6. Implement Circuit Breakers
Circuit breakers are like safety valves for your system. They can prevent cascading failures in distributed systems by failing fast and providing fallback mechanisms.
7. Design for Failure
In distributed systems, failure is not just possible – it’s inevitable. Design your system with this reality in mind:
- Implement retry mechanisms with exponential backoff
- Use bulkheads to isolate failures
- Design fallback mechanisms for critical operations
Limitations and Criticisms of CAP Theorem
While the CAP theorem has been a cornerstone of distributed systems theory for over two decades, it’s not without its limitations and critics.
Oversimplification of Complex Systems
One of the primary criticisms of the CAP theorem is that it presents a somewhat binary view of distributed systems, which can oversimplify the nuanced reality of modern architectures.
In practice, consistency and availability aren’t all-or-nothing properties. There’s a spectrum of consistency models (strong, eventual, causal, etc.) and various degrees of availability.
Focus on Extreme Conditions
The CAP theorem primarily addresses behavior during network partitions, which, while important, are relatively rare events in many systems. Critics argue that this focus on extreme conditions may lead designers to make suboptimal choices for the more common, non-partitioned state of the system.

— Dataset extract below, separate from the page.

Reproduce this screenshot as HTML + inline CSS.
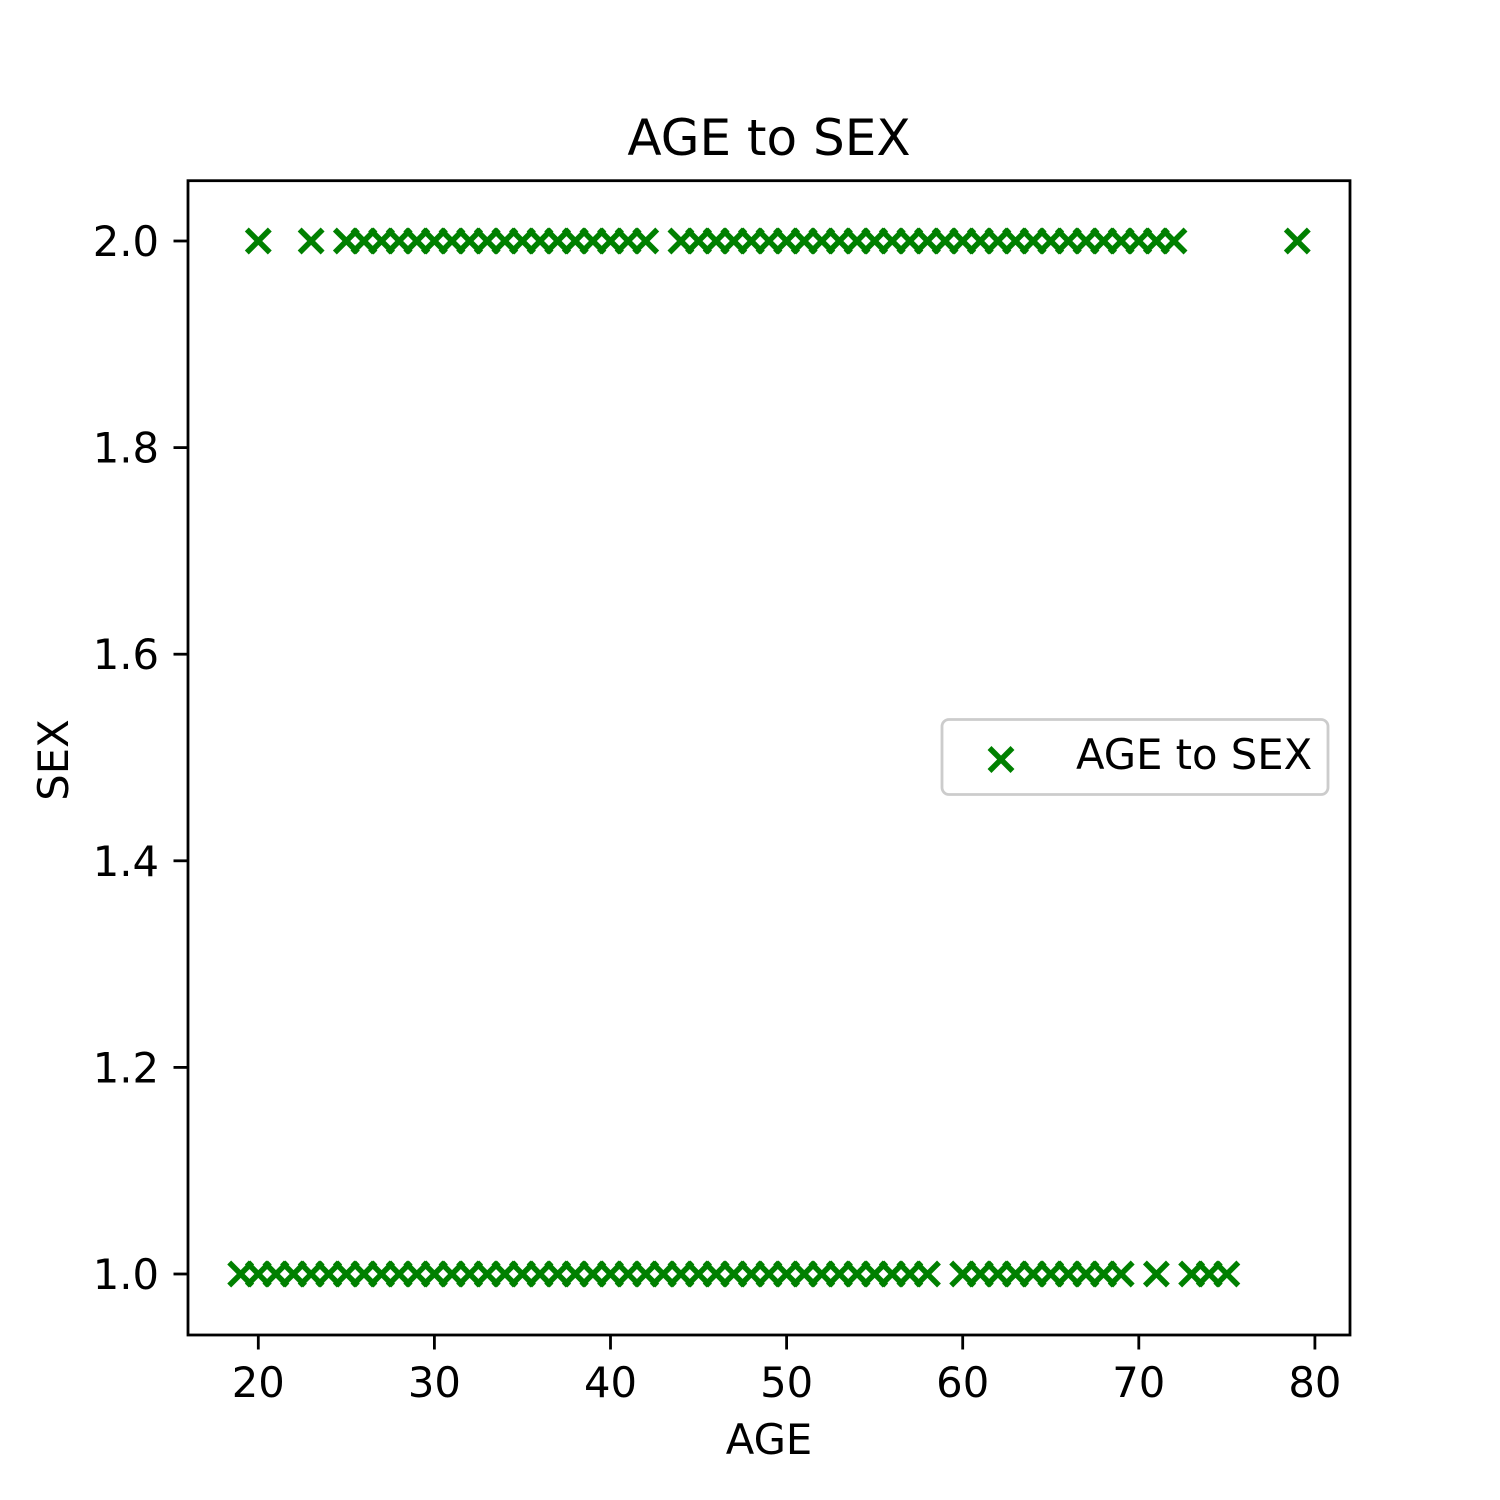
<!DOCTYPE html>
<html>
<head>
<meta charset="utf-8">
<style>
html,body{margin:0;padding:0;background:#fff;}
svg{display:block;}
text{font-family:"DejaVu Sans","Liberation Sans",sans-serif;fill:#000;}
</style>
</head>
<body>
<svg id="chart" width="1500" height="1500" viewBox="0 0 1500 1500" xmlns="http://www.w3.org/2000/svg">
  <rect x="0" y="0" width="1500" height="1500" fill="#fff"/>
  <text x="769" y="155" font-size="50" text-anchor="middle">AGE to SEX</text>
  <g id="marks"></g>
  <g id="axes"></g>
  <rect x="188" y="180.7" width="1162" height="1154.3" fill="none" stroke="#000" stroke-width="2.8"/>
  <text x="769" y="1454" font-size="41.7" text-anchor="middle">AGE</text>
  <text transform="translate(68,760) rotate(-90)" font-size="41.7" text-anchor="middle">SEX</text>
  <g>
    <rect x="942" y="719.5" width="386" height="75" rx="7" fill="#fff" fill-opacity="0.8" stroke="#cccccc" stroke-width="2.8"/>
    <g stroke="#008000" stroke-width="5.5">
      <line x1="989.5" y1="748" x2="1012.5" y2="771"/>
      <line x1="989.5" y1="771" x2="1012.5" y2="748"/>
    </g>
    <text x="1076" y="769" font-size="41.7">AGE to SEX</text>
  </g>
</svg>
<script>
const ageSex2 = [20,23,25,26,27,28,29,30,31,32,33,34,35,36,37,38,39,40,41,42,44,45,46,47,48,49,50,51,52,53,54,55,56,57,58,59,60,61,62,63,64,65,66,67,68,69,70,71,72,79];
const ageSex1 = [19,20,21,22,23,24,25,26,27,28,29,30,31,32,33,34,35,36,37,38,39,40,41,42,43,44,45,46,47,48,49,50,51,52,53,54,55,56,57,58,60,61,62,63,64,65,66,67,68,69,71,73,74,75];
const xTicks = [20,30,40,50,60,70,80];
const yTicks = [1.0,1.2,1.4,1.6,1.8,2.0];
const xTickLabels = ["20","30","40","50","60","70","80"];
const yTickLabels = ["1.0","1.2","1.4","1.6","1.8","2.0"];

const NS = "http://www.w3.org/2000/svg";
function xScale(v){ return 258.3 + (v - 20) * 17.61; }
function yScale(v){ return 1274 - (v - 1.0) * 1033; }

const marks = document.getElementById('marks');
function addPoint(age, sex){
  const g = document.createElementNS(NS,'g');
  
  
  g.setAttribute('stroke', '#008000');
  g.setAttribute('stroke-width', '5.5');
  const cx = xScale(age), cy = yScale(sex), h = 11.5;
  const l1 = document.createElementNS(NS,'line');
  l1.setAttribute('x1', cx-h); l1.setAttribute('y1', cy-h);
  l1.setAttribute('x2', cx+h); l1.setAttribute('y2', cy+h);
  const l2 = document.createElementNS(NS,'line');
  l2.setAttribute('x1', cx-h); l2.setAttribute('y1', cy+h);
  l2.setAttribute('x2', cx+h); l2.setAttribute('y2', cy-h);
  g.appendChild(l1); g.appendChild(l2);
  marks.appendChild(g);
}
ageSex2.forEach(a => addPoint(a, 2));
ageSex1.forEach(a => addPoint(a, 1));

const axes = document.getElementById('axes');
xTicks.forEach((t,i) => {
  const x = xScale(t);
  const ln = document.createElementNS(NS,'line');
  
  
  ln.setAttribute('x1', x); ln.setAttribute('x2', x);
  ln.setAttribute('y1', 1335); ln.setAttribute('y2', 1349.5);
  ln.setAttribute('stroke', '#000'); ln.setAttribute('stroke-width', '2.8');
  axes.appendChild(ln);
  const tx = document.createElementNS(NS,'text');
  
  
  tx.setAttribute('x', x); tx.setAttribute('y', 1397);
  tx.setAttribute('font-size', '41.7'); tx.setAttribute('text-anchor', 'middle');
  tx.textContent = xTickLabels[i];
  axes.appendChild(tx);
});
yTicks.forEach((t,i) => {
  const y = yScale(t);
  const ln = document.createElementNS(NS,'line');
  
  
  ln.setAttribute('x1', 173.5); ln.setAttribute('x2', 188);
  ln.setAttribute('y1', y); ln.setAttribute('y2', y);
  ln.setAttribute('stroke', '#000'); ln.setAttribute('stroke-width', '2.8');
  axes.appendChild(ln);
  const tx = document.createElementNS(NS,'text');
  
  
  tx.setAttribute('x', 159); tx.setAttribute('y', y + 15);
  tx.setAttribute('font-size', '41.7'); tx.setAttribute('text-anchor', 'end');
  tx.textContent = yTickLabels[i];
  axes.appendChild(tx);
});
</script>
</body>
</html>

Neglect of Other Important System Properties
By focusing solely on consistency, availability, and partition tolerance, the CAP theorem might lead designers to overlook other critical system properties. Factors like latency, throughput, and data freshness can be equally important in many scenarios.
Alternative Models and Refinements
In response to these limitations, researchers and practitioners have proposed various refinements and alternative models:
- PACELC theorem: This extends CAP by considering system behavior both during partitions (PA/EL) and in the absence of partitions (PC/EC).
- BASE (Basically Available, Soft state, Eventual consistency): This model provides an alternative to ACID for designing systems that prioritize availability.
- The “CAP Twelve Years Later” paper by Eric Brewer himself, which revisits and clarifies some aspects of the original theorem.